The Wall Street Journal says some
companies, including Internet giant Google, software maker Microsoft and
data-storage specialist EMC, keep
more than three-quarters of the cash owned by their foreign subsidiaries at US
banks, held in US dollars or parked in US government and corporate securities,
according to people familiar with the companies' cash positions.
The Journal says that in the eyes of the law, the
Internal Revenue Service and company executives, however, this money is
overseas. As long as it doesn't flow back to the US parent company, the
US doesn't tax it.
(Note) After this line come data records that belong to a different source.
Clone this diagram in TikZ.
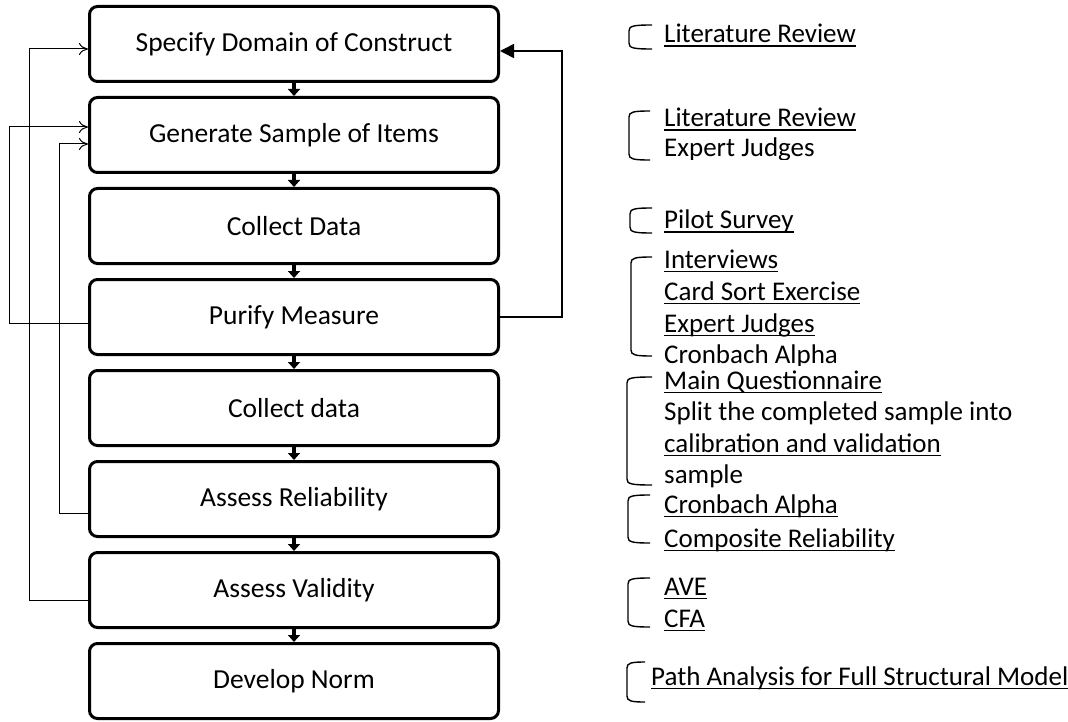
\documentclass[tikz,border=0pt]{standalone}
\usepackage{fontspec}
\setmainfont{Carlito}
\usetikzlibrary{arrows.meta,calc}

% underline sitting a fixed distance below the baseline
\newcommand{\uline}[1]{\setbox0\hbox{#1}\rlap{\rule[-4pt]{\wd0}{1.5pt}}\box0}
% rounded left bracket: left x, top y, bottom y, right x
\newcommand{\lbrk}[4]{\draw[brk] (#4,#2) .. controls (#1+4,#2) and (#1,#2+1) .. (#1,#2+6) -- (#1,#3-6) .. controls (#1,#3-1) and (#1+4,#3) .. (#4,#3);}

\tikzset{
  stepbox/.style={draw, line width=3pt, rounded corners=8pt, minimum width=409pt,
                  minimum height=75pt, font=\fontsize{27.5}{33}\selectfont, inner sep=0pt},
  link/.style={line width=3.5pt, -{Triangle[width=12pt,length=7pt]}, shorten <=-1pt},
  fb/.style={line width=1pt, -{To[length=9pt,width=12pt]}},
  back/.style={line width=1.6pt, -{Triangle[width=14pt,length=14pt]}},
  brk/.style={line width=1.4pt},
  note/.style={anchor=base west, inner sep=0pt, font=\fontsize{27}{32}\selectfont},
}

\begin{document}
\begin{tikzpicture}[x=1pt,y=-1pt]
\useasboundingbox (0,0) rectangle (1068,722);

% process steps
\node[stepbox] (b1) at (294,44)  {Specify Domain of Construct};
\node[stepbox] (b2) at (294,135) {Generate Sample of Items};
\node[stepbox] (b3) at (294,226) {Collect Data};
\node[stepbox] (b4) at (294,317) {Purify Measure};
\node[stepbox] (b5) at (294,408) {Collect data};
\node[stepbox] (b6) at (294,499) {Assess Reliability};
\node[stepbox] (b7) at (294,590) {Assess Validity};
\node[stepbox] (b8) at (294,681) {Develop Norm};

% forward links
\foreach \a/\b in {b1/b2,b2/b3,b3/b4,b4/b5,b5/b6,b6/b7,b7/b8}
  \draw[link] (\a.south) -- (\b.north);

% feedback loops on the left
\coordinate (o4) at ($(b4.west)+(0,6)$);
\coordinate (o6) at ($(b6.west)+(0,14)$);
\coordinate (o7) at ($(b7.west)+(0,10)$);
\coordinate (i2a) at ($(b2.west)+(0,-8)$);
\coordinate (i2b) at ($(b2.west)+(0,9)$);
\coordinate (i1) at ($(b1.west)+(0,5)$);
\draw[fb] (o4) -- ++(-79,0) |- (i2a);
\draw[fb] (o6) -- ++(-29,0) |- (i2b);
\draw[fb] (o7) -- ++(-59,0) |- (i1);

% feedback loop on the right
\coordinate (i1r) at ($(b1.east)+(0,7)$);
\draw[back] (b4.east) -- ++(62,0) |- (i1r);

% brackets
\lbrk{629}{25}{49}{652}
\lbrk{629}{111}{160}{650}
\lbrk{630}{208}{233}{652}
\lbrk{631}{257}{356}{652}
\lbrk{627}{377}{485}{652}
\lbrk{628}{495}{543}{650}
\lbrk{628}{578}{627}{650}
\lbrk{627}{662}{702}{645}

% methods for each step
\node[note] (n1) at (664,43) {\uline{Literature Review}};
\node[note] (n2) at (664,127) {\uline{Literature Review}};
\begin{scope}
  \clip (600,130) rectangle (1068,160);
  \node[note] (n3) at (664,157) {Expert Judges};
\end{scope}
\node[note] (n4) at (664,229) {\uline{Pilot Survey}};
\node[note] (n5) at (664,268) {\uline{Interviews}};
\node[note] (n6) at (664,300) {\uline{Card Sort Exercise}};
\node[note] (n7) at (664,332) {\uline{Expert Judges}};
\begin{scope}
  \clip (600,338) rectangle (1068,365);
  \node[note] (n8) at (664,363) {Cronbach Alpha};
\end{scope}
\node[note] (n9) at (664,389) {\uline{Main Questionnaire}};
\node[note] (n10) at (664,420) {Split the completed sample into};
\node[note] (n11) at (664,452) {\uline{calibration and validation}};
\node[note] (n12) at (664,483) {sample};
\node[note] (n13) at (664,513) {\uline{Cronbach Alpha}};
\node[note] (n14) at (664,547) {\uline{Composite Reliability}};
\node[note] (n15) at (664,595) {\uline{AVE}};
\node[note] (n16) at (664,627) {\uline{CFA}};
\node[note] (n17) at (651,685) {\uline{Path Analysis for Full Structural Model}};
\end{tikzpicture}
\end{document}
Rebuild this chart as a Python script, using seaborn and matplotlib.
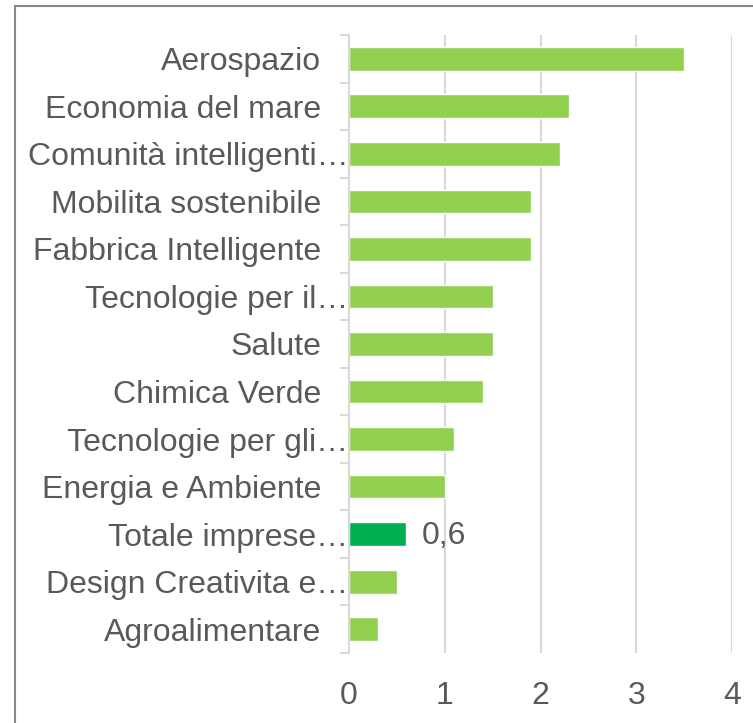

And as long as it sits in US bank accounts or in US
Treasuries, it is safer than if it were invested into potentially risky foreign
investments.
"One of the major reasons that US companies' foreign subsidiaries reinvest
earnings in US-dollar-denominated investments is to avoid gains and losses from
changes in foreign-exchange rates," EMC spokeswoman Lesley Ogrodnick wrote in an
emailed response to questions about the company's cash holdings.